Note 6 — Commitments and Contingencies


Underwriting Agreement


The underwriter had a 45-day option from the date of the IPO to purchase up to an aggregate of 1,950,000 additional Units at the public offering price less the underwriting commissions to cover over-allotments, if any. On January 20, 2021, the underwriter fully exercised its over-allotment option (see Note 8).


The underwriter was entitled to a cash underwriting fee of $0.20 per Unit payable upon the closing of the IPO. When the IPO closed on January 20, 2021, the underwriter was paid an aggregate of $2,990,000, or $0.20 per Unit.

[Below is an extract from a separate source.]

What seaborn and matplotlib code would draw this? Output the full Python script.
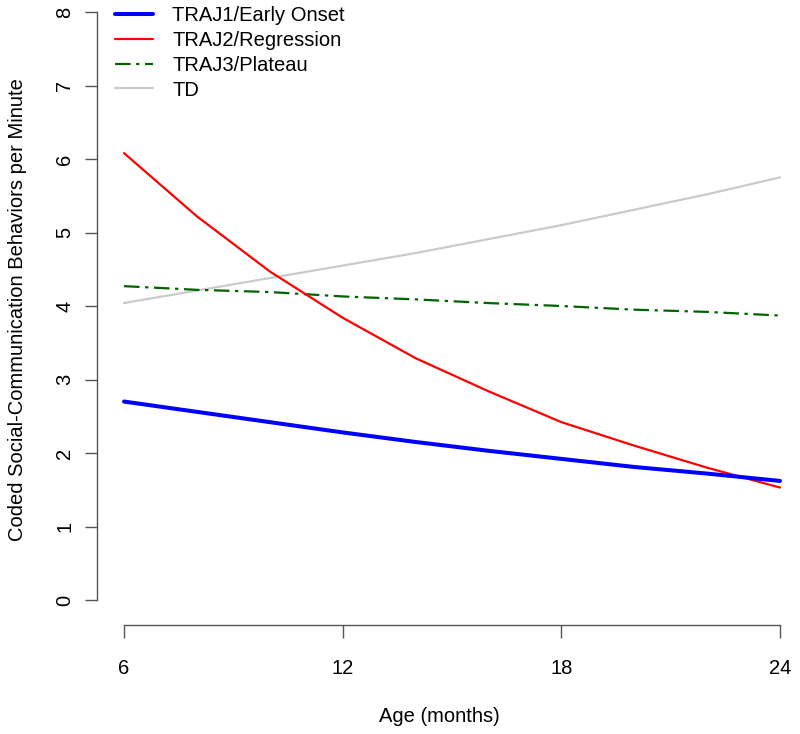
import numpy as np
import pandas as pd
import matplotlib
matplotlib.use("Agg")
import matplotlib.pyplot as plt
import seaborn as sns

# data
age = [6, 8, 10, 12, 14, 16, 18, 20, 22, 24]
traj1 = [2.70, 2.56, 2.42, 2.28, 2.15, 2.03, 1.92, 1.81, 1.72, 1.62]
traj2 = [6.08, 5.22, 4.47, 3.84, 3.29, 2.84, 2.42, 2.10, 1.80, 1.53]
traj3 = [4.27, 4.22, 4.19, 4.13, 4.09, 4.04, 4.00, 3.95, 3.92, 3.87]
td = [4.04, 4.21, 4.38, 4.55, 4.72, 4.91, 5.10, 5.31, 5.52, 5.75]

labels = ["TRAJ1/Early Onset", "TRAJ2/Regression", "TRAJ3/Plateau", "TD"]
x_ticks = [6, 12, 18, 24]
y_ticks = [0, 1, 2, 3, 4, 5, 6, 7, 8]

sns.set_style("white")
plt.rcParams["font.family"] = ["Liberation Sans", "DejaVu Sans"]
plt.rcParams["text.color"] = "black"
plt.rcParams["axes.labelcolor"] = "black"
FS = 14.5

W, H = 800, 734
fig = plt.figure(figsize=(W / 100, H / 100), dpi=100)
# axes in pixel coords: left 97, right 800, top 0, bottom 625
ax = fig.add_axes([97 / W, (H - 625) / H, (800 - 97) / W, 625 / H])

df = pd.DataFrame({"age": age, "t1": traj1, "t2": traj2, "t3": traj3, "td": td})

# draw TD first so it sits underneath
sns.lineplot(data=df, x="age", y="td", ax=ax, color="#cacaca", linewidth=1.6, label=labels[3])
sns.lineplot(data=df, x="age", y="t3", ax=ax, color="#006400", linewidth=1.6,
             label=labels[2]).lines[-1].set_dashes((7, 2.5, 1.5, 2.5))
sns.lineplot(data=df, x="age", y="t2", ax=ax, color="#ff0000", linewidth=1.6, label=labels[1])
sns.lineplot(data=df, x="age", y="t1", ax=ax, color="#0000ff", linewidth=2.9, label=labels[0])

# scale: 6 -> px 124, 24 -> px 780 ; 0 -> px 600, 8 -> px 12
xs = (780 - 124) / 18
ys = (600 - 12) / 8
ax.set_xlim(6 - (124 - 97) / xs, 24 + (800 - 780) / xs)
ax.set_ylim(0 - (625 - 600) / ys, 8 + 12 / ys)

for s in ["top", "right"]:
    ax.spines[s].set_visible(False)
for s in ["left", "bottom"]:
    ax.spines[s].set_color("#555555")
    ax.spines[s].set_linewidth(1.0)
ax.spines["left"].set_bounds(0, 8)
ax.spines["bottom"].set_bounds(6, 24)

ax.set_xticks(x_ticks)
ax.set_yticks(y_ticks)
ax.tick_params(axis="both", direction="out", length=9, width=1.0, color="#555555",
               labelsize=FS, labelcolor="black")
ax.tick_params(axis="x", pad=15.5, bottom=True)
ax.tick_params(axis="y", pad=7.5, left=True)
for lab in ax.get_yticklabels():
    lab.set_rotation(90)
    lab.set_va("center")

ax.set_xlabel("Age (months)", fontsize=FS, va="center", color="black")
ax.xaxis.set_label_coords((439 - 97) / 703, (625 - 717) / 625)
ax.set_ylabel("Coded Social-Communication Behaviors per Minute", fontsize=FS,
              va="center", color="black")
ax.yaxis.set_label_coords((18 - 97) / 703, (625 - 310) / 625)

handles, labs = ax.get_legend_handles_labels()
order = [labs.index(l) for l in labels]
leg = ax.legend([handles[i] for i in order], labels, loc="upper left",
                bbox_to_anchor=(115 / W, 1 - 6 / H), bbox_transform=fig.transFigure,
                frameon=False, fontsize=FS, handlelength=1.9, handletextpad=0.95,
                labelspacing=0.29, borderpad=0, borderaxespad=0)
for t in leg.get_texts():
    t.set_color("black")

fig.savefig("out.png", dpi=100)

The underwriters are entitled to deferred underwriting fee of 3.5% of the gross proceeds of the IPO, or $5,232,500 in the aggregate. The deferred fee will become payable to the underwriters from the amounts held in the Trust Account solely in the event that the Company completes a Business Combination, subject to the terms of the underwriting agreement.


Registration Rights


The holders of the founder shares, private placement warrants, and warrants that may be issued upon conversion of Working Capital Loans will have registration rights to require the Company to register a sale of any of its securities held by them pursuant to a registration rights agreement to be signed prior to or on the effective date of this offering. These holders will be entitled to make up to three demands, excluding short form registration demands, that the Company registers such securities for sale under the Securities Act. In addition, these holders will have “piggy-back” registration rights to include their securities in other registration statements filed by the Company.